Of course I know that life is change. “The only thing certain in life is that life is not certain,” or something like that. Life is all about changes. Chapters, if you will. And we have actually had a good two or three chapters with these friends. Going way back to college days (chapter one) and then moving together to work at the same church in upstate NY (chapter two). Then bring Jen back into the equation after her one-year internship in Indiana (chapter three) and then we both started having children (chapter four) and maybe even add one more chapter for when we both had finished our time at the church that brought us to this town in the first place (chapter five).
That’s a lot of chapters.
And there will be more. Perhaps only one more. (The “rest of life” chapter.) But how can you ever know? If change is the only certain thing in life, who knows if we might meet up again somewhere down the road?

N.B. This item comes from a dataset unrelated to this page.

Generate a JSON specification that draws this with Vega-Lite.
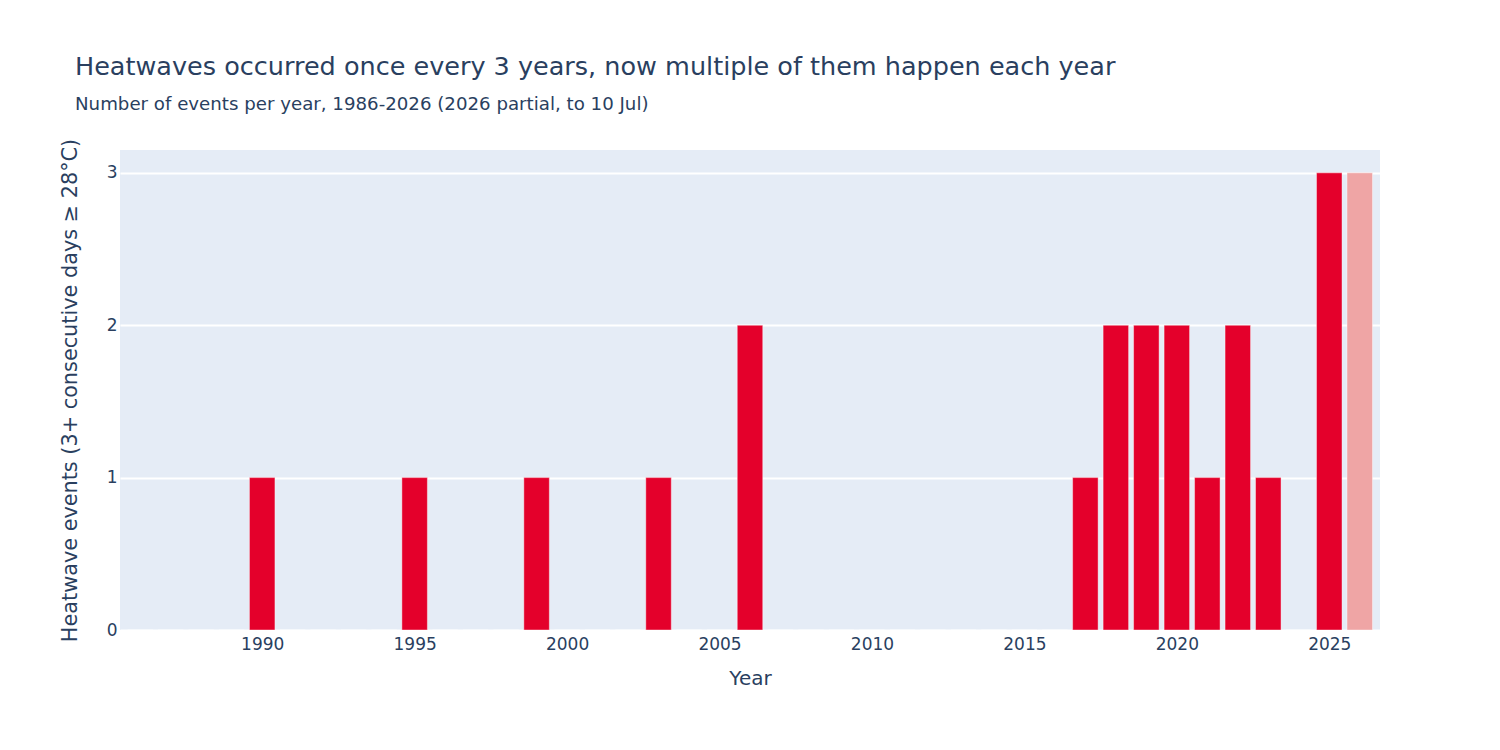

But for now… I’ve mostly just been sad.
When someone dies, people are affected in different ways. The people who spend the most time with the lost loved one are of course affected the most. We saw this when Jen’s brother died. Her parents were devastated for a long time. They had poured their lives into him. He lived with them again, and so they were spending every day with him. We were all hurt by the loss, but I believe they were affected the most.
In a way, it’s similar with our friends. No… they aren’t dying. 🙂 I’m grateful for Skype and e-mail and phone calls (and the occasional visit!). The similarity for me is just in the closeness both emotionally and in time spent together. These friends are the ones we share the most life with. Often at least a couple visits in a week, and of course every birthday and other special day. (We have lots of those….) 🙂 Our kids call them “aunt” and “uncle” as well, which is intended to reveal a closer relationship. We have a few other friends whom our kids call “aunt” and “uncle” but none fit quite as appropriately. We have joked since our first children were born (we had a boy and they had a girl) that our kids might one day be married. And I guess we just assumed they would at least grow up together.
It will definitely be hard when they leave. It’s nice that the end of this chapter – this section – is not abrupt. They will have a few more months of tying up things here. For now, we’re enjoying the last part of this chapter.
And I know there will be more. And I’m grateful for the five (or more) that we have had. And life will be full of many more chapters.
It’s still not always fun to move on.